*The task*
Both the line containing "Generate a Python" and the line containing "PIE_TOP, PIE_BOTTOM = 40, 334" belong in the copy, as do all lines between them, copied exactly; pictures do not.

Items from a data source:
· · · ·

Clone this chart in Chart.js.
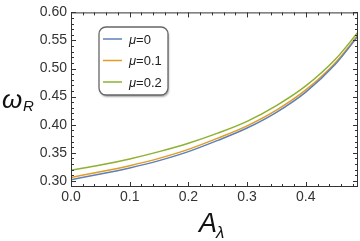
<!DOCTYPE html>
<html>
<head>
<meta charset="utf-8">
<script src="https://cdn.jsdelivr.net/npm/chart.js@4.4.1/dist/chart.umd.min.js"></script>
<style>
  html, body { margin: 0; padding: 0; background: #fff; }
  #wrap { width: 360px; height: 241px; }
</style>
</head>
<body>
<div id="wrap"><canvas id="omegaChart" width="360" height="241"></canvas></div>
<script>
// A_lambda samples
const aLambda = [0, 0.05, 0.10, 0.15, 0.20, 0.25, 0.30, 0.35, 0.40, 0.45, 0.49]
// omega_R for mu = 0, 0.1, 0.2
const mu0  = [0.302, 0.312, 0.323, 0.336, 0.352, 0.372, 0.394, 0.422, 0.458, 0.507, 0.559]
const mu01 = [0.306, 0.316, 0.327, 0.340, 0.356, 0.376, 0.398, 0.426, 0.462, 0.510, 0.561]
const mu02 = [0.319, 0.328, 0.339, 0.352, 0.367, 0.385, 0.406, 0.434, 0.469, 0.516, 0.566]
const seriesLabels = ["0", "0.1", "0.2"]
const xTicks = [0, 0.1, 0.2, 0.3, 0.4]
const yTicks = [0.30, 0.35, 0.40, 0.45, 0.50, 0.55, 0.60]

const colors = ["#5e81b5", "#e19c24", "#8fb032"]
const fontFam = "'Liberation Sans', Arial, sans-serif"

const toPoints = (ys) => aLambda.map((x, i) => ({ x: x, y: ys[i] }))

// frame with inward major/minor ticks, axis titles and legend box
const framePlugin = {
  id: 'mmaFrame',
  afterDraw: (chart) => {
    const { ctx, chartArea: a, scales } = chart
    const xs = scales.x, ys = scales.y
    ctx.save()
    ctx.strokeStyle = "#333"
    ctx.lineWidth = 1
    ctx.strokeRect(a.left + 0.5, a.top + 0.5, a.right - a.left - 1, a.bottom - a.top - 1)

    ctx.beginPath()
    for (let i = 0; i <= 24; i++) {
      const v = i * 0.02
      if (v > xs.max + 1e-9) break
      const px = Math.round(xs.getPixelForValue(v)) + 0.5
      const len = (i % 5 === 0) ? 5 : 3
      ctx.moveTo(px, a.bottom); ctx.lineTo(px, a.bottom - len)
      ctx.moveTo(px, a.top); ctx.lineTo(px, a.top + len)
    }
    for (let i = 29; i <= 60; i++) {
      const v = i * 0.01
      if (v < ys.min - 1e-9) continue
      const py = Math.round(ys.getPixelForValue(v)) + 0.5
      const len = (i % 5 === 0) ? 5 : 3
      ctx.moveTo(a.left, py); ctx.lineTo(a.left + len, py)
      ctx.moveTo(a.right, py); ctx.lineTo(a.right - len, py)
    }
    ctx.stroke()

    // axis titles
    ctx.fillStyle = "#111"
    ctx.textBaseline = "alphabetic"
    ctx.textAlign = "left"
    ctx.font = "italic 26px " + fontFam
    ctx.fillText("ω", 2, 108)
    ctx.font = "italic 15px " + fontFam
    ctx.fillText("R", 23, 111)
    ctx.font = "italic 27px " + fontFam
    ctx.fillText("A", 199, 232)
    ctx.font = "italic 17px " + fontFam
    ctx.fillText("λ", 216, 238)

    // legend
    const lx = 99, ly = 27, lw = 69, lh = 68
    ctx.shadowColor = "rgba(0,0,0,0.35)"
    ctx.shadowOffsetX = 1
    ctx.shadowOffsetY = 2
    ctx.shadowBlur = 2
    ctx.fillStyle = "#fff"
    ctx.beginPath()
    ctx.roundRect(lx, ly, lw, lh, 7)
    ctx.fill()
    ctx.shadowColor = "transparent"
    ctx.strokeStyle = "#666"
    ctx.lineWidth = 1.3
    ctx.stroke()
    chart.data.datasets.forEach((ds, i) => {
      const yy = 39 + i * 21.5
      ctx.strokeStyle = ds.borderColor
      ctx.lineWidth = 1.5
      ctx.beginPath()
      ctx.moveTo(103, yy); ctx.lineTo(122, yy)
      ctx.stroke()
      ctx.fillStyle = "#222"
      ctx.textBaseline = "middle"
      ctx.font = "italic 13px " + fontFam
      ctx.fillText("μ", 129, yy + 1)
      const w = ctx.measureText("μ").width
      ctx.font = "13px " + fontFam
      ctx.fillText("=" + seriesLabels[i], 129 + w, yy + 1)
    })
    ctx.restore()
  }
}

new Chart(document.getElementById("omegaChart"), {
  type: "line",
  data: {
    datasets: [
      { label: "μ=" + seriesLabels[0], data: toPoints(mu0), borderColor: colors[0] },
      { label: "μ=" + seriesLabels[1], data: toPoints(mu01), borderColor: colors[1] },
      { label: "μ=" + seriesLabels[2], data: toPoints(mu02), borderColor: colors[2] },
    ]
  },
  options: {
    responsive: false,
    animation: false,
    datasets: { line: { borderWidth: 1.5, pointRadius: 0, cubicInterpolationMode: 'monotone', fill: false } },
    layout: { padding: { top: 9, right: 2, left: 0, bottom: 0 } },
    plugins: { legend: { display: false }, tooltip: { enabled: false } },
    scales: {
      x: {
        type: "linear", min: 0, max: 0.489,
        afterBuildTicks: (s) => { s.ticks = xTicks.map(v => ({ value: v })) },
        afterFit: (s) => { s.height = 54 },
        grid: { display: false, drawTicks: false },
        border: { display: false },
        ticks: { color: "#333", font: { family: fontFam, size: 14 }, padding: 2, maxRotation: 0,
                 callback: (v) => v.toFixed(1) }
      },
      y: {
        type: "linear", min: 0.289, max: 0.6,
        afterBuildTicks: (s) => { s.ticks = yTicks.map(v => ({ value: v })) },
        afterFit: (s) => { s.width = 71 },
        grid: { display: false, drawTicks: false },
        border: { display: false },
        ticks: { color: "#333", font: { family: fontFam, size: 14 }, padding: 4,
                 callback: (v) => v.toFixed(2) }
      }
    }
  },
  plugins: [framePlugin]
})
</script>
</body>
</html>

· · · ·

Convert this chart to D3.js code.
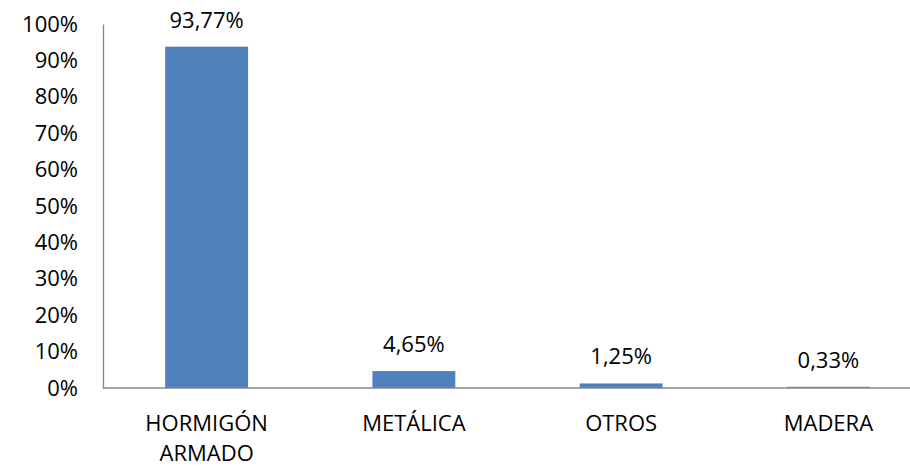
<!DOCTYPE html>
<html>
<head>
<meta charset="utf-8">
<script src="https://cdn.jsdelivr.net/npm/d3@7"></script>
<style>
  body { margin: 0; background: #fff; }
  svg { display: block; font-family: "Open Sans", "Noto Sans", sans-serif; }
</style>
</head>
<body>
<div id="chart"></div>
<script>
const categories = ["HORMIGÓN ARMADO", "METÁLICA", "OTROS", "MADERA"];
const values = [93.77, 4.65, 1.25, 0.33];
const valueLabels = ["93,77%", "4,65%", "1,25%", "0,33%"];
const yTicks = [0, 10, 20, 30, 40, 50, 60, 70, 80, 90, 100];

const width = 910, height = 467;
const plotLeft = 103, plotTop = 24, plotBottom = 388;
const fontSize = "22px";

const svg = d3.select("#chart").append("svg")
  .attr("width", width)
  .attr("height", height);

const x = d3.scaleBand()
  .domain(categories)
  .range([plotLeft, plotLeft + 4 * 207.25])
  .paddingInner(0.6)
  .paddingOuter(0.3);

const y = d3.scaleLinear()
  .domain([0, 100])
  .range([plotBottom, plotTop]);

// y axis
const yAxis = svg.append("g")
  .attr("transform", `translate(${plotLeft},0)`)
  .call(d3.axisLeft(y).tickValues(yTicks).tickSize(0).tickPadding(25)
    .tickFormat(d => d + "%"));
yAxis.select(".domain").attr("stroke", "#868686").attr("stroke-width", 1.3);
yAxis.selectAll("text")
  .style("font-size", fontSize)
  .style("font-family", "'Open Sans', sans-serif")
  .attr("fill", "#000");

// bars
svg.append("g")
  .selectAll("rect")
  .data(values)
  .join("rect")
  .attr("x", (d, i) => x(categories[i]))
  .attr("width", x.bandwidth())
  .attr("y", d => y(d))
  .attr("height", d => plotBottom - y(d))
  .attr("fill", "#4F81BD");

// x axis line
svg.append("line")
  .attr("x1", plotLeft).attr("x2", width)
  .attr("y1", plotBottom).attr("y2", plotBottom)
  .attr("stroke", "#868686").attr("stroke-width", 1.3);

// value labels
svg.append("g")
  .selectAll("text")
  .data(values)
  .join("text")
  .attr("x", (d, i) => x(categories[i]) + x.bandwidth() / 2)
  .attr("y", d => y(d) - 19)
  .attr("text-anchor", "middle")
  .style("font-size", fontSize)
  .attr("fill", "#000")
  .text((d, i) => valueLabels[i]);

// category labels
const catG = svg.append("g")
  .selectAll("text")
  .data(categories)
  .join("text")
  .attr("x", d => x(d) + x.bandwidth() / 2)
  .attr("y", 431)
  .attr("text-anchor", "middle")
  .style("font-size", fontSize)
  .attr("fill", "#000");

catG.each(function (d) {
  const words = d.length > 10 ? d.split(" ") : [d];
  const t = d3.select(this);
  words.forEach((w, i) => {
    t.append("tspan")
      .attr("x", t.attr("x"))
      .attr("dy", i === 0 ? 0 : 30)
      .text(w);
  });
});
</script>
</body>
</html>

· · · ·

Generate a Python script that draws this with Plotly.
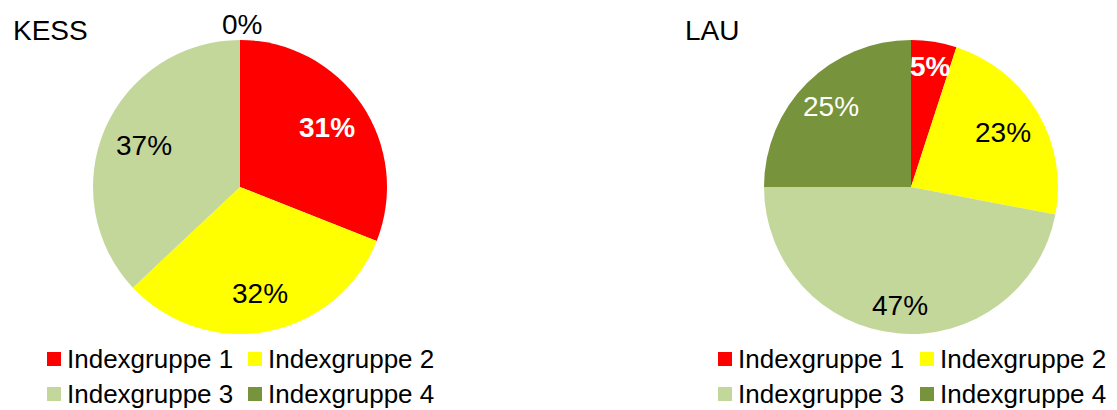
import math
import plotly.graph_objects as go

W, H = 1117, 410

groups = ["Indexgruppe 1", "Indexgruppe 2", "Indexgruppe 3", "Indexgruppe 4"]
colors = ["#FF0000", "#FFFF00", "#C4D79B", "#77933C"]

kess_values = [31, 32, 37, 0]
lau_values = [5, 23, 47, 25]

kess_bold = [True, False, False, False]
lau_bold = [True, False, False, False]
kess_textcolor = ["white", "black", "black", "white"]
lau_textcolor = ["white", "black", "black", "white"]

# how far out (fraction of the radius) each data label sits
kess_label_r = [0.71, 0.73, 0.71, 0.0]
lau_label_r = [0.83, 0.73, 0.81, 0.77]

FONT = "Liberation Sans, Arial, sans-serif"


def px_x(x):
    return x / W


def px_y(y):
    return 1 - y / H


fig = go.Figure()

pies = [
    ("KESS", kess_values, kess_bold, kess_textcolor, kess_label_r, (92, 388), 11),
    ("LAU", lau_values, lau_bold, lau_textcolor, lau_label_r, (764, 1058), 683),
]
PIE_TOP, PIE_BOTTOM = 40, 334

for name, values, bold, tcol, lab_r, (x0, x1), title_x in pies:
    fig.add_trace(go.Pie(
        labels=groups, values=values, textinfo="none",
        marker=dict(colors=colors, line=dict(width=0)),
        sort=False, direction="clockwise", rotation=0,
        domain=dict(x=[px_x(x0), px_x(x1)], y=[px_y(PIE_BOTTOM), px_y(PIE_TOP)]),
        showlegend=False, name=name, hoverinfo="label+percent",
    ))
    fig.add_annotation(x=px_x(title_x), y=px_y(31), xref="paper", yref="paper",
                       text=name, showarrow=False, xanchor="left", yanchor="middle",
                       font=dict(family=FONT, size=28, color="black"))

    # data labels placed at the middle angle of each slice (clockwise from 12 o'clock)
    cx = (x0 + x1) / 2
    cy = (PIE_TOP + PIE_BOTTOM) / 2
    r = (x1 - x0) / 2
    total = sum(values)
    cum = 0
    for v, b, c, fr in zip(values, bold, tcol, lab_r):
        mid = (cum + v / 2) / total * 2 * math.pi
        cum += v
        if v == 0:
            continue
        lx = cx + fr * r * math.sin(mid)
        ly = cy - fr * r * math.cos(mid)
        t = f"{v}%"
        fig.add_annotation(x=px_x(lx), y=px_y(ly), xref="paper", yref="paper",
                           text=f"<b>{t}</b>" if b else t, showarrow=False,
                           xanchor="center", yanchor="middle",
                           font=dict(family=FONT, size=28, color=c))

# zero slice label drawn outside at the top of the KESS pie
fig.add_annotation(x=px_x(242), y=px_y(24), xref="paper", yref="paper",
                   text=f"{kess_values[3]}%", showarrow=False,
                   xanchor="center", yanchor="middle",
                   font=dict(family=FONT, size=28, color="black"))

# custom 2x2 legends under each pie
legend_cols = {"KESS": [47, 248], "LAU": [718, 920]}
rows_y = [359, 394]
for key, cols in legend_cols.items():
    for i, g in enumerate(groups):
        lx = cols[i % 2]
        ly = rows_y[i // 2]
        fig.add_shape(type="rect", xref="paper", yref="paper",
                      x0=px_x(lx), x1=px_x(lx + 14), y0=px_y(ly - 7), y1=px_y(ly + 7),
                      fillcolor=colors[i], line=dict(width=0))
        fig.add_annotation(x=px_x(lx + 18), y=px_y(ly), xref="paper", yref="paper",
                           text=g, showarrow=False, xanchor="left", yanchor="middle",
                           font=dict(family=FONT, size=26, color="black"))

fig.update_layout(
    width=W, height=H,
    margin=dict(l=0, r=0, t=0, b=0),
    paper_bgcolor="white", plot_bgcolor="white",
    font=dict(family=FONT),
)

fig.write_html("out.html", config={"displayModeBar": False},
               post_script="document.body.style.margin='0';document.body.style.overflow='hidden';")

· · · ·

*The answer*
Generate a Python script that draws this with Plotly.
import math
import plotly.graph_objects as go

W, H = 1117, 410

groups = ["Indexgruppe 1", "Indexgruppe 2", "Indexgruppe 3", "Indexgruppe 4"]
colors = ["#FF0000", "#FFFF00", "#C4D79B", "#77933C"]

kess_values = [31, 32, 37, 0]
lau_values = [5, 23, 47, 25]

kess_bold = [True, False, False, False]
lau_bold = [True, False, False, False]
kess_textcolor = ["white", "black", "black", "white"]
lau_textcolor = ["white", "black", "black", "white"]

# how far out (fraction of the radius) each data label sits
kess_label_r = [0.71, 0.73, 0.71, 0.0]
lau_label_r = [0.83, 0.73, 0.81, 0.77]

FONT = "Liberation Sans, Arial, sans-serif"


def px_x(x):
    return x / W


def px_y(y):
    return 1 - y / H


fig = go.Figure()

pies = [
    ("KESS", kess_values, kess_bold, kess_textcolor, kess_label_r, (92, 388), 11),
    ("LAU", lau_values, lau_bold, lau_textcolor, lau_label_r, (764, 1058), 683),
]
PIE_TOP, PIE_BOTTOM = 40, 334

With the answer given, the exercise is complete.